Start of Available records

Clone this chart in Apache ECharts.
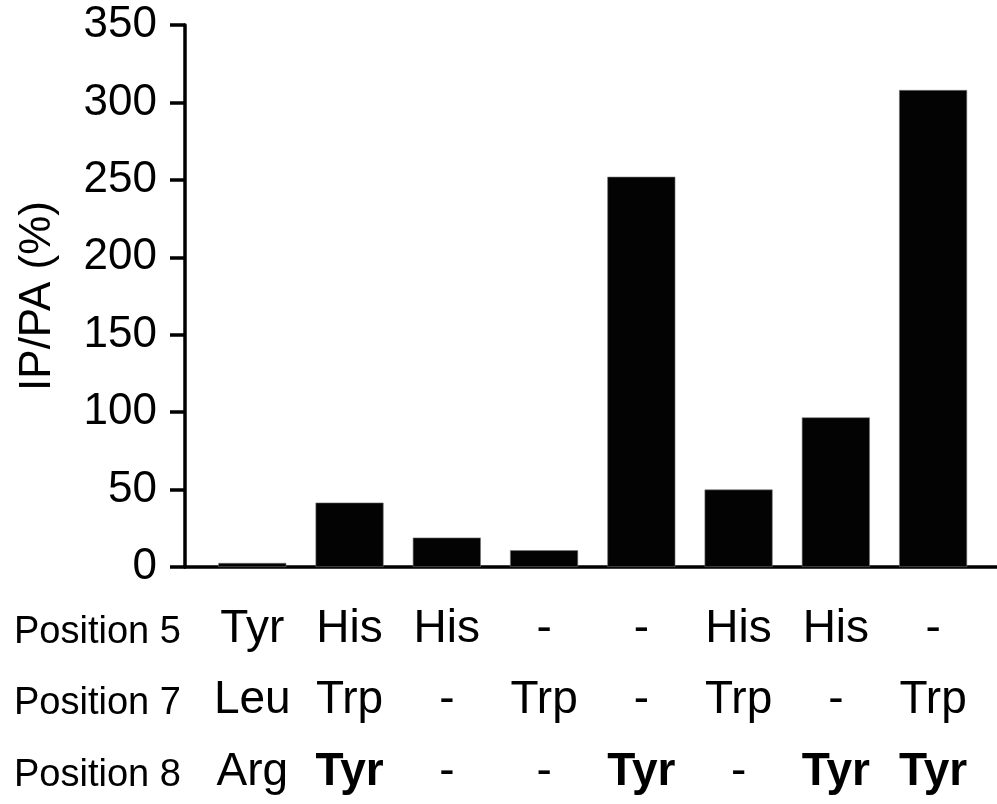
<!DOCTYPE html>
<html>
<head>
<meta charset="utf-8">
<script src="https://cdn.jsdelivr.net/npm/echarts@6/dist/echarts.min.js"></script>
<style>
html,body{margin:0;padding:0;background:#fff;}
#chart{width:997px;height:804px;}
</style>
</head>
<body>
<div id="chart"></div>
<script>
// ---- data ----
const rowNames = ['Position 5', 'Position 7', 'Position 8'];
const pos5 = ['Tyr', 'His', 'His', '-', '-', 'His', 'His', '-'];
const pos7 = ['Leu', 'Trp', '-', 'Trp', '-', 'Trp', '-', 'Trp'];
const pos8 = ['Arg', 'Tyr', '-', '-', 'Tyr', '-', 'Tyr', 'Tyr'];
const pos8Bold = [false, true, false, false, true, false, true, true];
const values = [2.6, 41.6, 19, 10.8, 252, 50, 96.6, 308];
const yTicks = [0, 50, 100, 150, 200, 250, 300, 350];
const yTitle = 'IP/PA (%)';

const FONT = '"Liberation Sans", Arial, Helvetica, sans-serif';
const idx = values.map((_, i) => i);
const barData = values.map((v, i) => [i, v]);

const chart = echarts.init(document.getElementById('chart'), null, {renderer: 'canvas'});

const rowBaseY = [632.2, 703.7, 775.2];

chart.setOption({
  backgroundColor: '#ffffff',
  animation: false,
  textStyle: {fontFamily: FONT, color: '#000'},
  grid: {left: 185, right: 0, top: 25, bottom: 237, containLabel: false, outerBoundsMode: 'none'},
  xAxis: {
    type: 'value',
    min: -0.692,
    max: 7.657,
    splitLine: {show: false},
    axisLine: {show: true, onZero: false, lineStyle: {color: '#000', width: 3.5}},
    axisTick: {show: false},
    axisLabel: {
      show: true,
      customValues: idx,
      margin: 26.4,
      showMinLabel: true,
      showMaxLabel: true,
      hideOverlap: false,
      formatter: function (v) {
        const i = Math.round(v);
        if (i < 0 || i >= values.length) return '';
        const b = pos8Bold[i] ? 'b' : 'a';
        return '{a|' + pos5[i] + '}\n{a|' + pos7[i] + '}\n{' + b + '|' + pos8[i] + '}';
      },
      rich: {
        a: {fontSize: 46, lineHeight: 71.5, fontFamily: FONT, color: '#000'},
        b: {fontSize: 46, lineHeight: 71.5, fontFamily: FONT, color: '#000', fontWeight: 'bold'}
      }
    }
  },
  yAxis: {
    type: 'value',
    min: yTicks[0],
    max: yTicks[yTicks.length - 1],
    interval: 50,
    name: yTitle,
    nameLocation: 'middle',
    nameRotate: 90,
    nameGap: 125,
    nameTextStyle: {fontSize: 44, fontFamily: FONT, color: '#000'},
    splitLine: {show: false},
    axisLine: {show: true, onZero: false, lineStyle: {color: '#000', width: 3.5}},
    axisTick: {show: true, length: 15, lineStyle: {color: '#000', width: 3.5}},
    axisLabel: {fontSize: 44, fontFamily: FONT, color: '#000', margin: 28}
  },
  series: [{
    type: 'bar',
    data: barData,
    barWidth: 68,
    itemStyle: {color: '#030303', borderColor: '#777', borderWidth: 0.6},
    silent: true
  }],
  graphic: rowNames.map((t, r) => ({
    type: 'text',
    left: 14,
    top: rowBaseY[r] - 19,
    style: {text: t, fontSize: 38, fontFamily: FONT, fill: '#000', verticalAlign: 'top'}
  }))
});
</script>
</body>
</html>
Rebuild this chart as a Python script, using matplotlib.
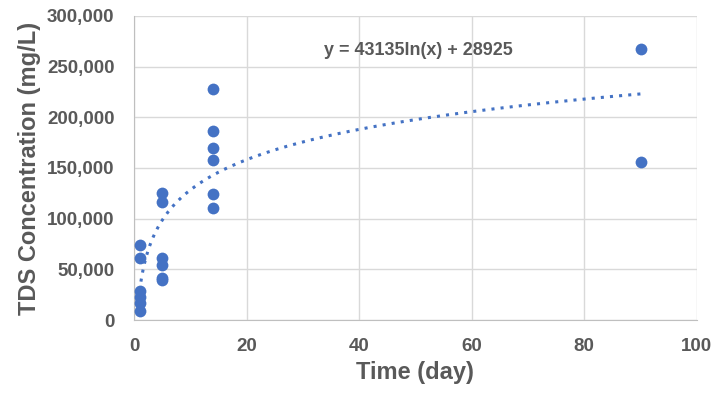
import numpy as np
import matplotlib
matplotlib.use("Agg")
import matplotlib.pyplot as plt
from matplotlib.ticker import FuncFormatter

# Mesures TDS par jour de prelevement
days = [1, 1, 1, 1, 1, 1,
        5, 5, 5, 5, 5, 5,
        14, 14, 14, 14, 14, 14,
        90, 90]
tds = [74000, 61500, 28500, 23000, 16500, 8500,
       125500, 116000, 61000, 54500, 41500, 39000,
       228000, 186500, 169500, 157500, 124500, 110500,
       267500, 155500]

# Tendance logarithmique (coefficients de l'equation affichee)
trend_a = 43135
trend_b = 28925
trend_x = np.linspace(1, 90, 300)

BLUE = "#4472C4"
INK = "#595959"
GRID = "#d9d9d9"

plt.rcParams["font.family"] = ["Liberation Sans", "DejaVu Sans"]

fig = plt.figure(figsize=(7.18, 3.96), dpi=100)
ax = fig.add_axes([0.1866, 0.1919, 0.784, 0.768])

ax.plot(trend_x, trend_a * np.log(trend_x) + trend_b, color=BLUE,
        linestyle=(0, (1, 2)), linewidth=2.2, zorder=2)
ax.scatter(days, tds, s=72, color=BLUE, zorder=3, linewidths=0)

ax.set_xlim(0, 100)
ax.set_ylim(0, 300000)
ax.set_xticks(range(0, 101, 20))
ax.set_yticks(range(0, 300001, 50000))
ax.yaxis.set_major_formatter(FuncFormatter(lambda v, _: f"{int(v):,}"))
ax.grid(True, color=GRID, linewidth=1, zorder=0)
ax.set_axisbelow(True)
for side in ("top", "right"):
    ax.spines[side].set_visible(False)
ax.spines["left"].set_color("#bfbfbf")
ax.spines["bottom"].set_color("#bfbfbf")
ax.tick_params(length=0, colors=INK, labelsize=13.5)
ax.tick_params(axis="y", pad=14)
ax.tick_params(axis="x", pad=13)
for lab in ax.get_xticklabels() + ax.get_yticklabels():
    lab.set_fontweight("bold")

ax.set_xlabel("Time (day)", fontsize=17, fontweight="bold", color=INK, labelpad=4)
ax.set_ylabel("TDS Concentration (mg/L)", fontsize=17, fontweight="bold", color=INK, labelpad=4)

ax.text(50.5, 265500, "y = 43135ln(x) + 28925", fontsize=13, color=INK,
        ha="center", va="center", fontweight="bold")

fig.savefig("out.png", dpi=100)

End of Available records

Work instructions →
Transcribe every entry word for word, but skip the pictures.

Answer to this task →
Clone this chart in Apache ECharts.
<!DOCTYPE html>
<html>
<head>
<meta charset="utf-8">
<script src="https://cdn.jsdelivr.net/npm/echarts@6/dist/echarts.min.js"></script>
<style>
html,body{margin:0;padding:0;background:#fff;}
#chart{width:997px;height:804px;}
</style>
</head>
<body>
<div id="chart"></div>
<script>
// ---- data ----
const rowNames = ['Position 5', 'Position 7', 'Position 8'];
const pos5 = ['Tyr', 'His', 'His', '-', '-', 'His', 'His', '-'];
const pos7 = ['Leu', 'Trp', '-', 'Trp', '-', 'Trp', '-', 'Trp'];
const pos8 = ['Arg', 'Tyr', '-', '-', 'Tyr', '-', 'Tyr', 'Tyr'];
const pos8Bold = [false, true, false, false, true, false, true, true];
const values = [2.6, 41.6, 19, 10.8, 252, 50, 96.6, 308];
const yTicks = [0, 50, 100, 150, 200, 250, 300, 350];
const yTitle = 'IP/PA (%)';

const FONT = '"Liberation Sans", Arial, Helvetica, sans-serif';
const idx = values.map((_, i) => i);
const barData = values.map((v, i) => [i, v]);

const chart = echarts.init(document.getElementById('chart'), null, {renderer: 'canvas'});

const rowBaseY = [632.2, 703.7, 775.2];

chart.setOption({
  backgroundColor: '#ffffff',
  animation: false,
  textStyle: {fontFamily: FONT, color: '#000'},
  grid: {left: 185, right: 0, top: 25, bottom: 237, containLabel: false, outerBoundsMode: 'none'},
  xAxis: {
    type: 'value',
    min: -0.692,
    max: 7.657,
    splitLine: {show: false},
    axisLine: {show: true, onZero: false, lineStyle: {color: '#000', width: 3.5}},
    axisTick: {show: false},
    axisLabel: {
      show: true,
      customValues: idx,
      margin: 26.4,
      showMinLabel: true,
      showMaxLabel: true,
      hideOverlap: false,
      formatter: function (v) {
        const i = Math.round(v);
        if (i < 0 || i >= values.length) return '';
        const b = pos8Bold[i] ? 'b' : 'a';
        return '{a|' + pos5[i] + '}\n{a|' + pos7[i] + '}\n{' + b + '|' + pos8[i] + '}';
      },
      rich: {
        a: {fontSize: 46, lineHeight: 71.5, fontFamily: FONT, color: '#000'},
        b: {fontSize: 46, lineHeight: 71.5, fontFamily: FONT, color: '#000', fontWeight: 'bold'}
      }
    }
  },
  yAxis: {
    type: 'value',
    min: yTicks[0],
    max: yTicks[yTicks.length - 1],
    interval: 50,
    name: yTitle,
    nameLocation: 'middle',
    nameRotate: 90,
    nameGap: 125,
    nameTextStyle: {fontSize: 44, fontFamily: FONT, color: '#000'},
    splitLine: {show: false},
    axisLine: {show: true, onZero: false, lineStyle: {color: '#000', width: 3.5}},
    axisTick: {show: true, length: 15, lineStyle: {color: '#000', width: 3.5}},
    axisLabel: {fontSize: 44, fontFamily: FONT, color: '#000', margin: 28}
  },
  series: [{
    type: 'bar',
    data: barData,
    barWidth: 68,
    itemStyle: {color: '#030303', borderColor: '#777', borderWidth: 0.6},
    silent: true
  }],
  graphic: rowNames.map((t, r) => ({
    type: 'text',
    left: 14,
    top: rowBaseY[r] - 19,
    style: {text: t, fontSize: 38, fontFamily: FONT, fill: '#000', verticalAlign: 'top'}
  }))
});
</script>
</body>
</html>
Rebuild this chart as a Python script, using matplotlib.
import numpy as np
import matplotlib
matplotlib.use("Agg")
import matplotlib.pyplot as plt
from matplotlib.ticker import FuncFormatter

# Mesures TDS par jour de prelevement
days = [1, 1, 1, 1, 1, 1,
        5, 5, 5, 5, 5, 5,
        14, 14, 14, 14, 14, 14,
        90, 90]
tds = [74000, 61500, 28500, 23000, 16500, 8500,
       125500, 116000, 61000, 54500, 41500, 39000,
       228000, 186500, 169500, 157500, 124500, 110500,
       267500, 155500]

# Tendance logarithmique (coefficients de l'equation affichee)
trend_a = 43135
trend_b = 28925
trend_x = np.linspace(1, 90, 300)

BLUE = "#4472C4"
INK = "#595959"
GRID = "#d9d9d9"

plt.rcParams["font.family"] = ["Liberation Sans", "DejaVu Sans"]

fig = plt.figure(figsize=(7.18, 3.96), dpi=100)
ax = fig.add_axes([0.1866, 0.1919, 0.784, 0.768])

ax.plot(trend_x, trend_a * np.log(trend_x) + trend_b, color=BLUE,
        linestyle=(0, (1, 2)), linewidth=2.2, zorder=2)
ax.scatter(days, tds, s=72, color=BLUE, zorder=3, linewidths=0)

ax.set_xlim(0, 100)
ax.set_ylim(0, 300000)
ax.set_xticks(range(0, 101, 20))
ax.set_yticks(range(0, 300001, 50000))
ax.yaxis.set_major_formatter(FuncFormatter(lambda v, _: f"{int(v):,}"))
ax.grid(True, color=GRID, linewidth=1, zorder=0)
ax.set_axisbelow(True)
for side in ("top", "right"):
    ax.spines[side].set_visible(False)
ax.spines["left"].set_color("#bfbfbf")
ax.spines["bottom"].set_color("#bfbfbf")
ax.tick_params(length=0, colors=INK, labelsize=13.5)
ax.tick_params(axis="y", pad=14)
ax.tick_params(axis="x", pad=13)
for lab in ax.get_xticklabels() + ax.get_yticklabels():
    lab.set_fontweight("bold")

ax.set_xlabel("Time (day)", fontsize=17, fontweight="bold", color=INK, labelpad=4)
ax.set_ylabel("TDS Concentration (mg/L)", fontsize=17, fontweight="bold", color=INK, labelpad=4)

ax.text(50.5, 265500, "y = 43135ln(x) + 28925", fontsize=13, color=INK,
        ha="center", va="center", fontweight="bold")

fig.savefig("out.png", dpi=100)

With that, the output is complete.